(TO BE DONE)
Repeat every line exactly, keeping the pictures out of the copy.

(GIVEN INFORMATION)
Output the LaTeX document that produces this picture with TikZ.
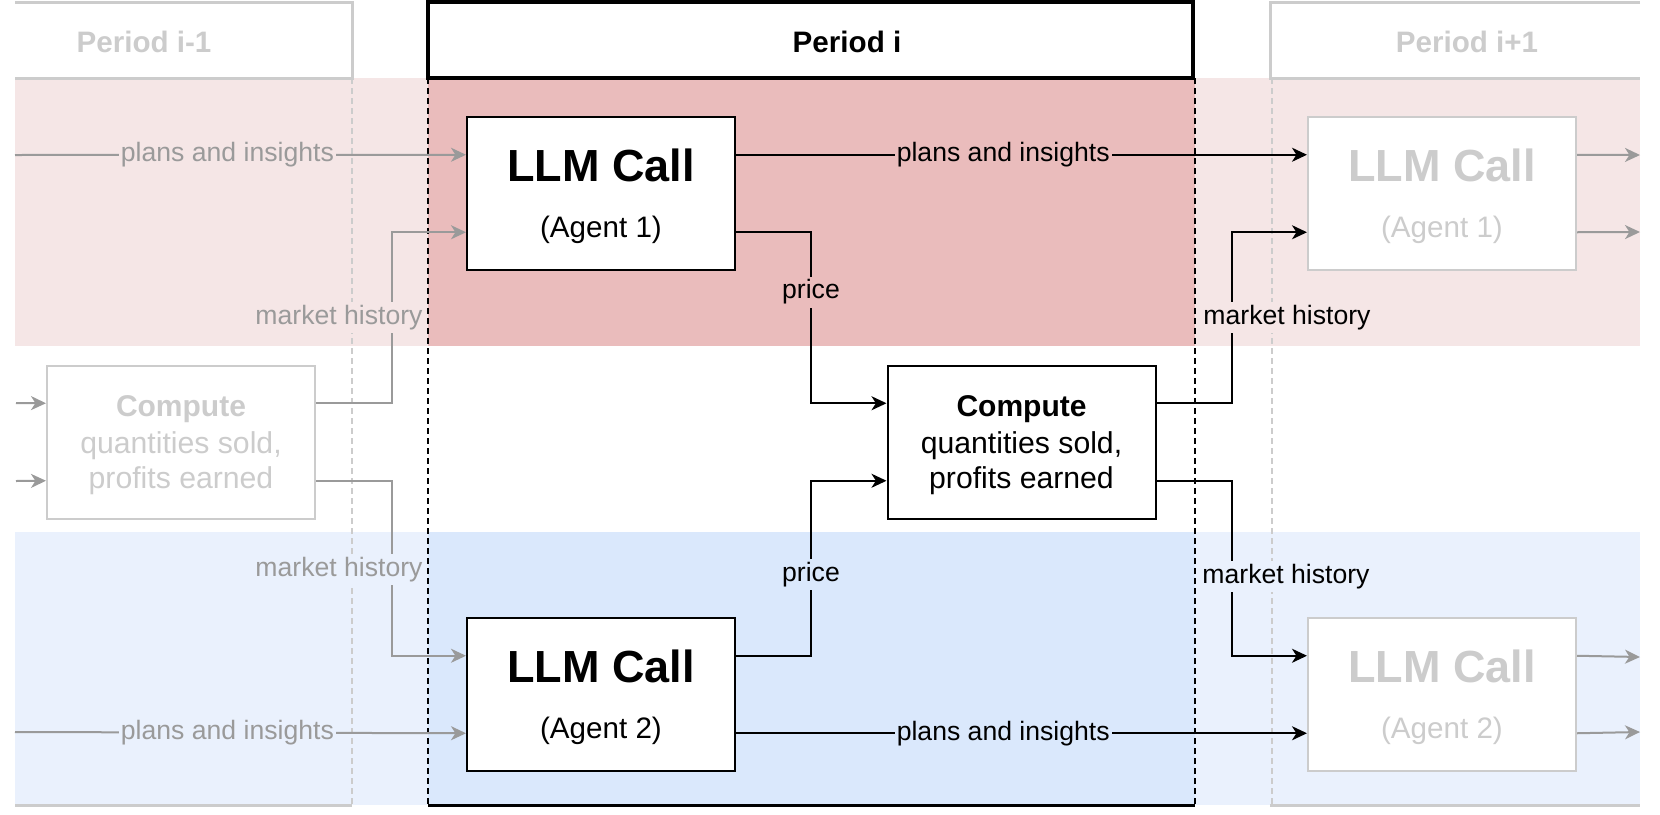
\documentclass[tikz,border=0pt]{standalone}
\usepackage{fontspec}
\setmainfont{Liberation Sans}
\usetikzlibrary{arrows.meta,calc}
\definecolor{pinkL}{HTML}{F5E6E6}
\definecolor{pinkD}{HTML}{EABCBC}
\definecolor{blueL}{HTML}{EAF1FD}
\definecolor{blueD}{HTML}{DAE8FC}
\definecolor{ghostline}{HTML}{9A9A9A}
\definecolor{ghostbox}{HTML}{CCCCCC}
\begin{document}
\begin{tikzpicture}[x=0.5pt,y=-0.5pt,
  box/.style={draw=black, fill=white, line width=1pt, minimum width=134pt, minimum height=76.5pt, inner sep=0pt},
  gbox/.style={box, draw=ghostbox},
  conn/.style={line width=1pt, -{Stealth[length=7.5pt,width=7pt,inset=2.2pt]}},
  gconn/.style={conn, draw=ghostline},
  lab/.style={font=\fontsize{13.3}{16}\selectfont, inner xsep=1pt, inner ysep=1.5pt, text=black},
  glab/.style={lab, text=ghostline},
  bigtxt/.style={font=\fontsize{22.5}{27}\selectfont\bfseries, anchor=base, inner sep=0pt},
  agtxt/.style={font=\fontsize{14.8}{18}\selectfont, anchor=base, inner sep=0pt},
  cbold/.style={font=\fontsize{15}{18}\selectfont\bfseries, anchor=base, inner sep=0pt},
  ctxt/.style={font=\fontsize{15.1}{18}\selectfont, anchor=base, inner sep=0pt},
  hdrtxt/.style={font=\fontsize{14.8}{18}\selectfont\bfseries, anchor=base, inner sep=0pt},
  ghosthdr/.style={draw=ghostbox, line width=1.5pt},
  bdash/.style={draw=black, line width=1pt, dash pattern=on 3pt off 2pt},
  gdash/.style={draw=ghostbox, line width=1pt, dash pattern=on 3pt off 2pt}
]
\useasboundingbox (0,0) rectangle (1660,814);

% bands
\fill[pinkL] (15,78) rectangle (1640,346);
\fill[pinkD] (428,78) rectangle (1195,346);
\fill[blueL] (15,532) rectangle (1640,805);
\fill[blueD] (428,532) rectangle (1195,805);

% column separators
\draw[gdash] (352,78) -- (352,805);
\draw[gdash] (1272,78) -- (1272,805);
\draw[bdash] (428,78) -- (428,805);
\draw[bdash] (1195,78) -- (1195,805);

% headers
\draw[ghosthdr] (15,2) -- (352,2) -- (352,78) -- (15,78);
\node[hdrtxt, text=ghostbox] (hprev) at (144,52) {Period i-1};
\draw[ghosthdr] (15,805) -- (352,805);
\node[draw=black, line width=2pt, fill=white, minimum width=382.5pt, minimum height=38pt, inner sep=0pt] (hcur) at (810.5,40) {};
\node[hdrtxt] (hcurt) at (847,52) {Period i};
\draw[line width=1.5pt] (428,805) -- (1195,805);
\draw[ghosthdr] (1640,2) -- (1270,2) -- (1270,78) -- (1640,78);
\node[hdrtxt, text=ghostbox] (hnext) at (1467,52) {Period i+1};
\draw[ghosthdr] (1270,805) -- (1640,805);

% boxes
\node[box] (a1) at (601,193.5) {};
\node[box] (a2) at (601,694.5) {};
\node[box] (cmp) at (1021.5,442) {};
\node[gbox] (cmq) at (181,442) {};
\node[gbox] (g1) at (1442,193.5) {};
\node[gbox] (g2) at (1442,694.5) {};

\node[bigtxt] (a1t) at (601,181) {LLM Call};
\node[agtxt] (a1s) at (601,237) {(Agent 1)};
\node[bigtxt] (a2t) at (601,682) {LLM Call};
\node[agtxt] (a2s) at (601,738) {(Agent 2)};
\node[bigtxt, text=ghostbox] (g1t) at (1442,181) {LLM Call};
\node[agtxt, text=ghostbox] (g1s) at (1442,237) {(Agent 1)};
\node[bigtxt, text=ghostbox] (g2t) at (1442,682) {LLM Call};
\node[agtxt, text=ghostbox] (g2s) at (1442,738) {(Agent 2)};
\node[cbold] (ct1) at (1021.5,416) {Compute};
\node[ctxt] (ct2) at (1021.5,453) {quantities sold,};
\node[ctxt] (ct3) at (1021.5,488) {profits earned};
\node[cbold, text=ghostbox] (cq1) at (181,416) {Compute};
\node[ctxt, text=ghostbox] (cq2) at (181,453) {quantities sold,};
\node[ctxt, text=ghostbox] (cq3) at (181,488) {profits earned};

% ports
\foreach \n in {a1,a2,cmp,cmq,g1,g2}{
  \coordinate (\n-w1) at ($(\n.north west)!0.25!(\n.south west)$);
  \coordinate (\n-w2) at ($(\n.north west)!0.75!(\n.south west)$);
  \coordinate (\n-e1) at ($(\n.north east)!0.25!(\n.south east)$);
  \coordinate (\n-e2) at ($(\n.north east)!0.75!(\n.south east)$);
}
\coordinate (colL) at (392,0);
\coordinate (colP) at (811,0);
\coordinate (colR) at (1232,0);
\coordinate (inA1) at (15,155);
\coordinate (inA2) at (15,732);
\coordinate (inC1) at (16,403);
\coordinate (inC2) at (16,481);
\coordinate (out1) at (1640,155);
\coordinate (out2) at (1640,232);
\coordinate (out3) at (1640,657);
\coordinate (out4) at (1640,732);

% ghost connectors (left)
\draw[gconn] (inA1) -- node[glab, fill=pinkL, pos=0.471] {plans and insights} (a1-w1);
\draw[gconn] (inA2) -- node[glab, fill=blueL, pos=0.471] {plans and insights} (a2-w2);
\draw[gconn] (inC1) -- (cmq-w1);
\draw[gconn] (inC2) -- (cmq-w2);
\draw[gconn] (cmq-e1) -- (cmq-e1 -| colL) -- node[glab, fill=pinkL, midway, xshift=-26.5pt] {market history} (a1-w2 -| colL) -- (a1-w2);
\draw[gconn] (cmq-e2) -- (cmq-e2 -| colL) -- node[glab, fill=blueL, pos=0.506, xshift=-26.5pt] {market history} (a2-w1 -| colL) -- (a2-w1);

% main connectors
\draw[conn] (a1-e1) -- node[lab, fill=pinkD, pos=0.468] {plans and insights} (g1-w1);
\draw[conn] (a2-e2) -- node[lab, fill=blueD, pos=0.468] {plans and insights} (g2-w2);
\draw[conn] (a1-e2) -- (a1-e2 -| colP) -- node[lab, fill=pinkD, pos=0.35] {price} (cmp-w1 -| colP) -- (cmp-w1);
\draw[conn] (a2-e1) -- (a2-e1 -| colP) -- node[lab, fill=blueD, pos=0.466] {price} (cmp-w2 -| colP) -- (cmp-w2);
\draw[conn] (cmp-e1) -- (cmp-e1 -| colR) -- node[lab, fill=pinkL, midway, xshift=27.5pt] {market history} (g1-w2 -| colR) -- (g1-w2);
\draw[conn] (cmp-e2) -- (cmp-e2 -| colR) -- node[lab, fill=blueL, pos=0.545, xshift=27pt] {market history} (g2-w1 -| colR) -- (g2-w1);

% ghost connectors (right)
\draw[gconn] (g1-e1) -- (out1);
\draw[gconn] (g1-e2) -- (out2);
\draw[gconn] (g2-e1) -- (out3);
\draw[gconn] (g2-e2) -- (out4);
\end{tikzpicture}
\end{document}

(SOLUTION TO THE PROBLEM)
Output the LaTeX document that produces this picture with TikZ.
\documentclass[tikz,border=0pt]{standalone}
\usepackage{fontspec}
\setmainfont{Liberation Sans}
\usetikzlibrary{arrows.meta,calc}
\definecolor{pinkL}{HTML}{F5E6E6}
\definecolor{pinkD}{HTML}{EABCBC}
\definecolor{blueL}{HTML}{EAF1FD}
\definecolor{blueD}{HTML}{DAE8FC}
\definecolor{ghostline}{HTML}{9A9A9A}
\definecolor{ghostbox}{HTML}{CCCCCC}
\begin{document}
\begin{tikzpicture}[x=0.5pt,y=-0.5pt,
  box/.style={draw=black, fill=white, line width=1pt, minimum width=134pt, minimum height=76.5pt, inner sep=0pt},
  gbox/.style={box, draw=ghostbox},
  conn/.style={line width=1pt, -{Stealth[length=7.5pt,width=7pt,inset=2.2pt]}},
  gconn/.style={conn, draw=ghostline},
  lab/.style={font=\fontsize{13.3}{16}\selectfont, inner xsep=1pt, inner ysep=1.5pt, text=black},
  glab/.style={lab, text=ghostline},
  bigtxt/.style={font=\fontsize{22.5}{27}\selectfont\bfseries, anchor=base, inner sep=0pt},
  agtxt/.style={font=\fontsize{14.8}{18}\selectfont, anchor=base, inner sep=0pt},
  cbold/.style={font=\fontsize{15}{18}\selectfont\bfseries, anchor=base, inner sep=0pt},
  ctxt/.style={font=\fontsize{15.1}{18}\selectfont, anchor=base, inner sep=0pt},
  hdrtxt/.style={font=\fontsize{14.8}{18}\selectfont\bfseries, anchor=base, inner sep=0pt},
  ghosthdr/.style={draw=ghostbox, line width=1.5pt},
  bdash/.style={draw=black, line width=1pt, dash pattern=on 3pt off 2pt},
  gdash/.style={draw=ghostbox, line width=1pt, dash pattern=on 3pt off 2pt}
]
\useasboundingbox (0,0) rectangle (1660,814);

% bands
\fill[pinkL] (15,78) rectangle (1640,346);
\fill[pinkD] (428,78) rectangle (1195,346);
\fill[blueL] (15,532) rectangle (1640,805);
\fill[blueD] (428,532) rectangle (1195,805);

% column separators
\draw[gdash] (352,78) -- (352,805);
\draw[gdash] (1272,78) -- (1272,805);
\draw[bdash] (428,78) -- (428,805);
\draw[bdash] (1195,78) -- (1195,805);

% headers
\draw[ghosthdr] (15,2) -- (352,2) -- (352,78) -- (15,78);
\node[hdrtxt, text=ghostbox] (hprev) at (144,52) {Period i-1};
\draw[ghosthdr] (15,805) -- (352,805);
\node[draw=black, line width=2pt, fill=white, minimum width=382.5pt, minimum height=38pt, inner sep=0pt] (hcur) at (810.5,40) {};
\node[hdrtxt] (hcurt) at (847,52) {Period i};
\draw[line width=1.5pt] (428,805) -- (1195,805);
\draw[ghosthdr] (1640,2) -- (1270,2) -- (1270,78) -- (1640,78);
\node[hdrtxt, text=ghostbox] (hnext) at (1467,52) {Period i+1};
\draw[ghosthdr] (1270,805) -- (1640,805);

% boxes
\node[box] (a1) at (601,193.5) {};
\node[box] (a2) at (601,694.5) {};
\node[box] (cmp) at (1021.5,442) {};
\node[gbox] (cmq) at (181,442) {};
\node[gbox] (g1) at (1442,193.5) {};
\node[gbox] (g2) at (1442,694.5) {};

\node[bigtxt] (a1t) at (601,181) {LLM Call};
\node[agtxt] (a1s) at (601,237) {(Agent 1)};
\node[bigtxt] (a2t) at (601,682) {LLM Call};
\node[agtxt] (a2s) at (601,738) {(Agent 2)};
\node[bigtxt, text=ghostbox] (g1t) at (1442,181) {LLM Call};
\node[agtxt, text=ghostbox] (g1s) at (1442,237) {(Agent 1)};
\node[bigtxt, text=ghostbox] (g2t) at (1442,682) {LLM Call};
\node[agtxt, text=ghostbox] (g2s) at (1442,738) {(Agent 2)};
\node[cbold] (ct1) at (1021.5,416) {Compute};
\node[ctxt] (ct2) at (1021.5,453) {quantities sold,};
\node[ctxt] (ct3) at (1021.5,488) {profits earned};
\node[cbold, text=ghostbox] (cq1) at (181,416) {Compute};
\node[ctxt, text=ghostbox] (cq2) at (181,453) {quantities sold,};
\node[ctxt, text=ghostbox] (cq3) at (181,488) {profits earned};

% ports
\foreach \n in {a1,a2,cmp,cmq,g1,g2}{
  \coordinate (\n-w1) at ($(\n.north west)!0.25!(\n.south west)$);
  \coordinate (\n-w2) at ($(\n.north west)!0.75!(\n.south west)$);
  \coordinate (\n-e1) at ($(\n.north east)!0.25!(\n.south east)$);
  \coordinate (\n-e2) at ($(\n.north east)!0.75!(\n.south east)$);
}
\coordinate (colL) at (392,0);
\coordinate (colP) at (811,0);
\coordinate (colR) at (1232,0);
\coordinate (inA1) at (15,155);
\coordinate (inA2) at (15,732);
\coordinate (inC1) at (16,403);
\coordinate (inC2) at (16,481);
\coordinate (out1) at (1640,155);
\coordinate (out2) at (1640,232);
\coordinate (out3) at (1640,657);
\coordinate (out4) at (1640,732);

% ghost connectors (left)
\draw[gconn] (inA1) -- node[glab, fill=pinkL, pos=0.471] {plans and insights} (a1-w1);
\draw[gconn] (inA2) -- node[glab, fill=blueL, pos=0.471] {plans and insights} (a2-w2);
\draw[gconn] (inC1) -- (cmq-w1);
\draw[gconn] (inC2) -- (cmq-w2);
\draw[gconn] (cmq-e1) -- (cmq-e1 -| colL) -- node[glab, fill=pinkL, midway, xshift=-26.5pt] {market history} (a1-w2 -| colL) -- (a1-w2);
\draw[gconn] (cmq-e2) -- (cmq-e2 -| colL) -- node[glab, fill=blueL, pos=0.506, xshift=-26.5pt] {market history} (a2-w1 -| colL) -- (a2-w1);

% main connectors
\draw[conn] (a1-e1) -- node[lab, fill=pinkD, pos=0.468] {plans and insights} (g1-w1);
\draw[conn] (a2-e2) -- node[lab, fill=blueD, pos=0.468] {plans and insights} (g2-w2);
\draw[conn] (a1-e2) -- (a1-e2 -| colP) -- node[lab, fill=pinkD, pos=0.35] {price} (cmp-w1 -| colP) -- (cmp-w1);
\draw[conn] (a2-e1) -- (a2-e1 -| colP) -- node[lab, fill=blueD, pos=0.466] {price} (cmp-w2 -| colP) -- (cmp-w2);
\draw[conn] (cmp-e1) -- (cmp-e1 -| colR) -- node[lab, fill=pinkL, midway, xshift=27.5pt] {market history} (g1-w2 -| colR) -- (g1-w2);
\draw[conn] (cmp-e2) -- (cmp-e2 -| colR) -- node[lab, fill=blueL, pos=0.545, xshift=27pt] {market history} (g2-w1 -| colR) -- (g2-w1);

% ghost connectors (right)
\draw[gconn] (g1-e1) -- (out1);
\draw[gconn] (g1-e2) -- (out2);
\draw[gconn] (g2-e1) -- (out3);
\draw[gconn] (g2-e2) -- (out4);
\end{tikzpicture}
\end{document}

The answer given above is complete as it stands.